Senior buy-in is essential when considering how to leverage data across the organisation. The board will establish the data risk appetite, with senior management helping to embed accountabilities, risk management processes and best practice. Clear support from senior management will also empower the data function, ensure adequate investment and successfully integrate the data management function into the data strategy of the wider organisation.
Looking beyond policies, lifecycles and regulatory expectation, businesses and industry bodies are increasingly concerned with using data ethically. In addition to making sure use cases are ethical, applying them through automation and machine learning (ML) carry significant risks in the financial sector, with implications for fair treatment of customers, among others. In particular, creating ethical artificial intelligence is an ongoing challenge.
Used effectively, data can offer real-time business intelligence dashboards to gain greater insights into how the organisation operates. A mature data analytics model goes further than this and takes a more forward-looking approach, using data to predict and model future patterns and optimise expected outcomes. Both drive the decision-making process and must be based on consistent, good quality and reliable data.
While these tools have been around for a long time, there has been a boom in their adoption across the financial sector in recent years. They can automate essential tasks but need monitoring, with manual intervention at key control points, especially when used in decision-making processes. Machine learning and artificial intelligence activity must be explainable, repeatable, trustworthy, and ethical.
Embedding a data strategy across the organisation relies on the right data and technology architecture, with awareness programmes to upskill wider teams. This can include training on new tools to improve uptake and maximise their value, making sure people are using the tools for their intended purpose. Deriving value from data relies on a broad range of expertise across the enterprise, including technology, channels, cloud, change management, product and customer journey specialists.
Understanding the language of data, key terminology and essential principles will embed the data strategy across the business. Data literacy needs to span from the executive level to the customer-facing teams who are keying in the data in-branch or as a relationship manager. The importance of data, from collecting high-quality information at source through to appropriate usage, must be embedded with use cases and data stories to bring the impact and benefits to life. Data literacy also leads to greater analytics skills around assessing data outputs, leading to more informed decision-making.

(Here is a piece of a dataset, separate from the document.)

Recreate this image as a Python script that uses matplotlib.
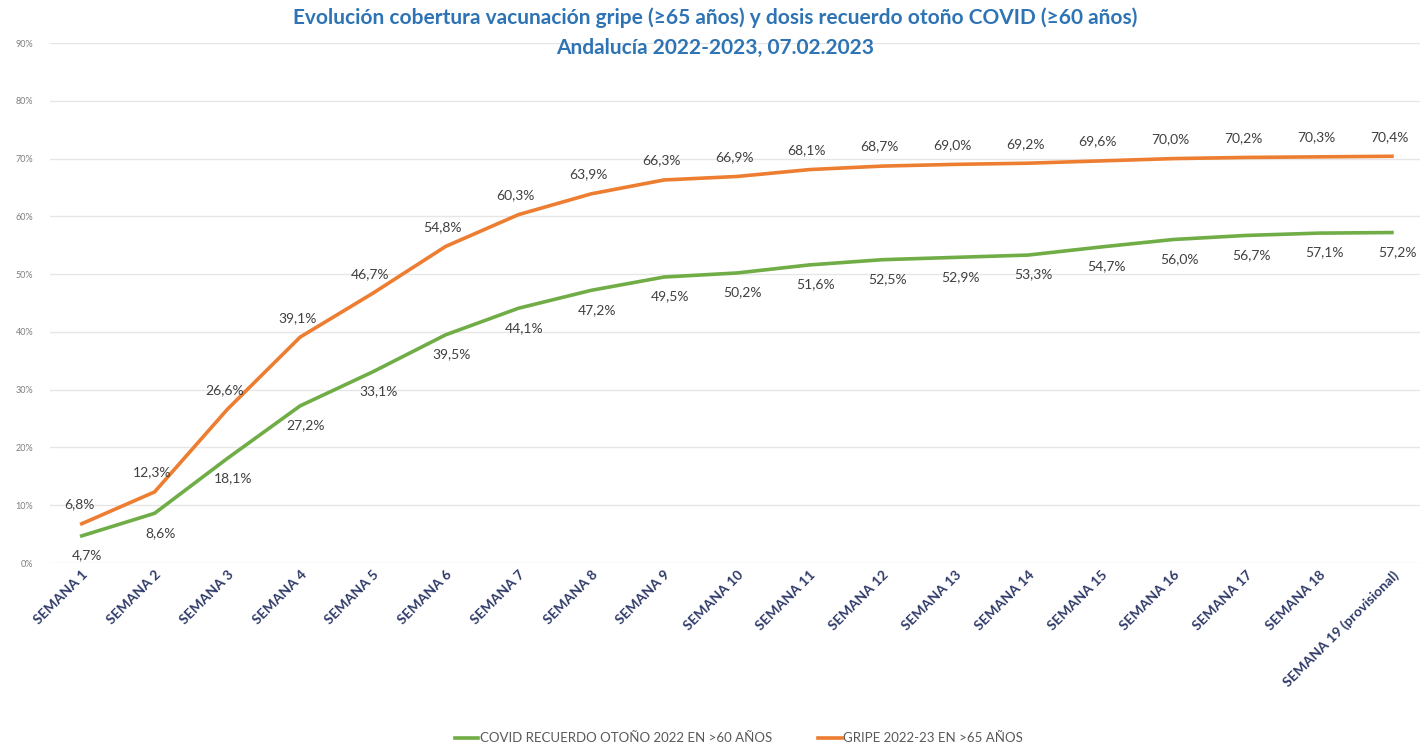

When developing your data strategy, it is important to start by reviewing the data framework across the business. If these building blocks are not in place, it may lead to loss of investment, unrealised goals, and greater risk. Embedding best practice across the business, and developing data literacy, can improve engagement between the wider business and the CDO. In turn, this will support change programmes and help realise value-adding data strategies to create new opportunities for growth.